Monday, May 4, 2009

Globalization is Alive and Personal


If we think that globalization is only about trade: ships, products and money flowing we’re thinking to narrowly. It’s more. It’s personal, alive and growing. It’s information flowing around the world from person to person. According to to Moises Naim writing in Foreign Policy (www.foreignpolicy.com), thanks to our internet connectivity, today’s globalization differs significantly from historical versions. It’s individualized not just institutionalized. Teenagers in Africa and Scotland can share music, we can read the newspapers from around the world, set your own personal Google Alert and learn what’s new in Dongguan, Santiago or Karachi. Talk (via Skype (www.Skype.com)with your friends who live in Lithuania while they vacation in Dublin. We are personally connected globally as well as locally.
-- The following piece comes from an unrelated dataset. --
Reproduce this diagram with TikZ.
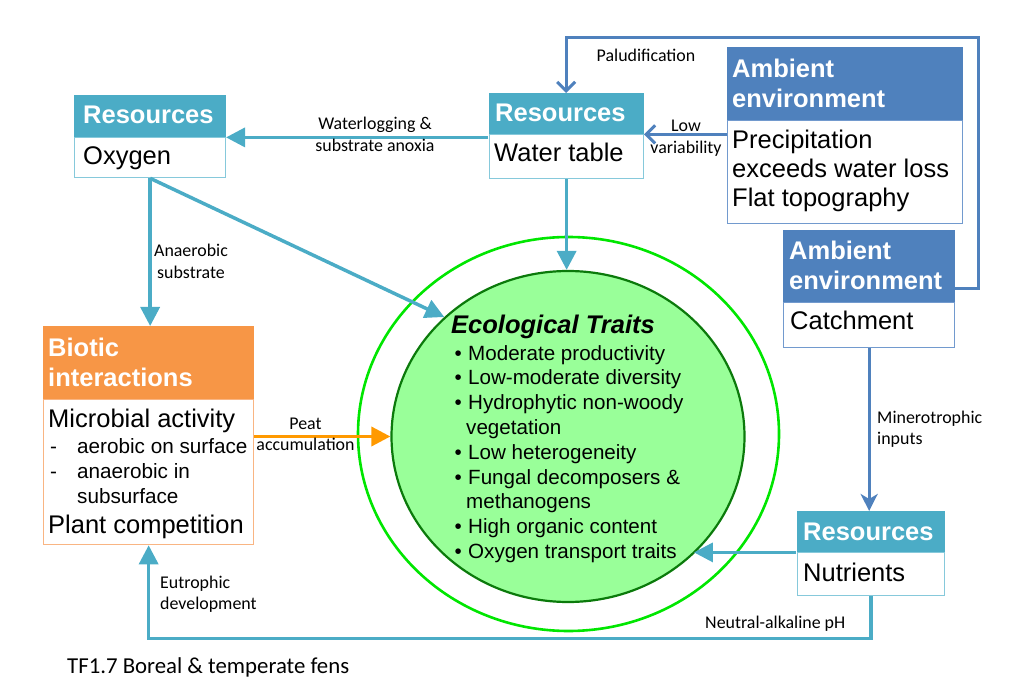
\documentclass[tikz,border=0pt]{standalone}
\usepackage{fontspec}
\setmainfont{Liberation Sans}
\newfontfamily\labelfont{Carlito}
\usetikzlibrary{arrows.meta,shapes.geometric}

\definecolor{tealhead}{HTML}{4BACC6}
\definecolor{tealedge}{HTML}{86C9DB}
\definecolor{bluehead}{HTML}{4F81BD}
\definecolor{blueedge}{HTML}{729ACE}
\definecolor{orangehead}{HTML}{F79646}
\definecolor{orangeedge}{HTML}{F9B583}
\definecolor{peatorange}{HTML}{FF9900}
\definecolor{traitfill}{HTML}{99FF99}
\definecolor{traitedge}{HTML}{0B7A0B}
\definecolor{ringgreen}{HTML}{00E600}

% multi-line text block whose baseline is the first line
\newcommand\stack[2]{\begin{tabular}[t]{@{}#1@{}}#2\end{tabular}}

\tikzset{
  headbox/.style={rectangle, draw=none, inner sep=0pt, anchor=north west},
  bodybox/.style={rectangle, fill=white, line width=1.3pt, inner sep=0pt, anchor=north west},
  headtext/.style={anchor=base west, inner sep=0pt, text=white,
    font=\bfseries\fontsize{25.5}{30}\selectfont},
  bodytext/.style={anchor=base west, inner sep=0pt, font=\fontsize{25.5}{29}\selectfont},
  smalltext/.style={anchor=base west, inner sep=0pt, font=\fontsize{20.7}{25}\selectfont},
  lab/.style={inner sep=0pt, font=\labelfont\fontsize{17.9}{21.3}\selectfont},
  tealarrow/.style={draw=tealhead, line width=3.5pt, line join=miter,
    -{Triangle[length=19pt,width=19pt]}},
  bluearrow/.style={draw=bluehead, line width=3pt, line join=miter,
    -{Straight Barb[length=9pt,width=18pt,line width=3pt]}},
  catcharrow/.style={draw=bluehead, line width=3pt,
    -{Stealth[length=17pt,width=17pt,inset=5pt]}},
  peatarrow/.style={draw=peatorange, line width=3.5pt,
    -{Triangle[length=19pt,width=19pt]}},
}

\begin{document}
\begin{tikzpicture}[x=1pt,y=-1pt]
\useasboundingbox (0,0) rectangle (1011,700);

% ---- ecological traits ----
\node[ellipse, draw=ringgreen, line width=2.6pt, minimum width=421pt, minimum height=394pt, inner sep=0pt] (ring) at (568.5,434) {};
\node[ellipse, draw=traitedge, fill=traitfill, line width=2.2pt, minimum width=353pt, minimum height=331pt, inner sep=0pt] (traits) at (568,436.5) {};
\node[anchor=base west, inner sep=0pt, font=\bfseries\itshape\fontsize{25.5}{30}\selectfont] (traitstitle) at (451,334) {Ecological Traits};
\node[anchor=base west, inner sep=0pt, font=\fontsize{20.6}{24.8}\selectfont] (traitlist) at (451,360) {\stack{l}{%
  \makebox[17pt][l]{\,•}Moderate productivity\\
  \makebox[17pt][l]{\,•}Low-moderate diversity\\
  \makebox[17pt][l]{\,•}Hydrophytic non-woody\\
  \hspace*{15pt}vegetation\\
  \makebox[17pt][l]{\,•}Low heterogeneity\\
  \makebox[17pt][l]{\,•}Fungal decomposers \&\\
  \hspace*{15pt}methanogens\\
  \makebox[17pt][l]{\,•}High organic content\\
  \makebox[17pt][l]{\,•}Oxygen transport traits}};

% ---- Resources: Oxygen ----
\node[bodybox, draw=tealedge, minimum width=151pt, minimum height=40pt] (oxb) at (74,137) {};
\node[headbox, fill=tealhead, minimum width=152.3pt, minimum height=42pt] (oxh) at (73.35,95) {};
\node[headtext] (oxht) at (83,124) {Resources};
\node[bodytext] (oxbt) at (83,165) {Oxygen};

% ---- Resources: Water table ----
\node[bodybox, draw=tealedge, minimum width=154pt, minimum height=44pt] (wtb) at (489,134) {};
\node[headbox, fill=tealhead, minimum width=155.3pt, minimum height=41pt] (wth) at (488.35,93) {};
\node[headtext] (wtht) at (495,122) {Resources};
\node[bodytext] (wtbt) at (494,162) {Water table};

% ---- Ambient environment: climate ----
\node[bodybox, draw=blueedge, minimum width=235pt, minimum height=103pt] (a1b) at (727,120) {};
\node[headbox, fill=bluehead, minimum width=236.3pt, minimum height=73pt] (a1h) at (726.35,47) {};
\node[headtext] (a1ht) at (732,78) {\stack{l}{Ambient\\environment}};
\node[bodytext] (a1bt) at (732,149) {\stack{l}{Precipitation\\exceeds water loss\\Flat topography}};

% ---- Ambient environment: catchment ----
\node[bodybox, draw=blueedge, minimum width=171pt, minimum height=45pt] (a2b) at (783,302) {};
\node[headbox, fill=bluehead, minimum width=172.3pt, minimum height=72pt] (a2h) at (782.35,230) {};
\node[headtext] (a2ht) at (789,260) {\stack{l}{Ambient\\environment}};
\node[bodytext] (a2bt) at (790,330) {Catchment};

% ---- Resources: Nutrients ----
\node[bodybox, draw=tealedge, minimum width=147pt, minimum height=43pt] (nub) at (797,552) {};
\node[headbox, fill=tealhead, minimum width=148.3pt, minimum height=41pt] (nuh) at (796.35,511) {};
\node[headtext] (nuht) at (803,540) {Resources};
\node[bodytext] (nubt) at (803,581) {Nutrients};

% ---- Biotic interactions ----
\node[bodybox, draw=orangeedge, minimum width=210pt, minimum height=145pt] (bib) at (43,399) {};
\node[headbox, fill=orangehead, minimum width=211.3pt, minimum height=73pt] (bih) at (42.35,326) {};
\node[headtext] (biht) at (48,356) {\stack{l}{Biotic\\interactions}};
\node[bodytext] (bit1) at (48,427) {Microbial activity};
\node[smalltext] (bit2) at (50,453) {\stack{l}{%
  \makebox[27pt][l]{-}aerobic on surface\\
  \makebox[27pt][l]{-}anaerobic in\\
  \hspace*{27pt}subsurface}};
\node[bodytext] (bit3) at (48,533) {Plant competition};

% ---- connectors ----
\coordinate (palcorner) at (978,38);
\draw[bluearrow] ([yshift=14pt]a2h.south east) -| (palcorner) -| (wth.north);
\draw[bluearrow] (wth.south east -| a1b.west) -- (wth.south east);
\draw[tealarrow] (oxh.south east -| wth.west) -- (oxh.south east);
\draw[tealarrow] (wtb.south) -- (wtb.south |- traits.north);
\draw[tealarrow] (oxb.south) -- (oxb.south |- bih.north);
\draw[tealarrow] (oxb.south) -- (traits.136.5);
\draw[peatarrow] (bib.east |- traits.west) -- (traits.west);
\draw[catcharrow] (a2b.south) -- (a2b.south |- nuh.north);
\draw[tealarrow] (nuh.south west) -- (traits.-43 |- nuh.south west);
\draw[tealarrow] (nub.south) -- ++(0,42) -| (bib.south);

% ---- connector labels ----
\node[lab, anchor=base] (lpal) at (646,62) {Paludification};
\node[lab, anchor=base] (lwat) at (375,130) {\stack{c}{Waterlogging \&\\substrate anoxia}};
\node[lab, anchor=base] (llow) at (686,132) {\stack{c}{Low\\variability}};
\node[lab, anchor=base] (lana) at (191,257) {\stack{c}{Anaerobic\\substrate}};
\node[lab, anchor=base] (lpeat) at (305.5,429) {\stack{c}{Peat\\accumulation}};
\node[lab, anchor=base west] (lmin) at (877,423) {\stack{l}{Minerotrophic\\inputs}};
\node[lab, anchor=base west] (leut) at (160,588) {\stack{l}{Eutrophic\\development}};
\node[lab, anchor=base west] (lneu) at (705,628) {Neutral-alkaline pH};

% ---- caption ----
\node[anchor=base west, inner sep=0pt, font=\labelfont\fontsize{22.8}{27}\selectfont] (caption) at (67,673) {TF1.7 Boreal \& temperate fens};
\end{tikzpicture}
\end{document}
We not only are able to talk, shop and get local news from places we may never visit, but many of us are now global by our choice of what we eat. We enjoy Sushi and spaghetti in Chicago as well as Tokyo or Rome and almost everywhere we visit. We find Starbucks in Paris, KFC in Beijing, Ethiopian restaurants in Los Angeles and Indian food everywhere in London.

We are all changed, enriched, challenged in subtle ways by the reality that we can reach out and touch the world with the click of a mouse. We are global whererever we are.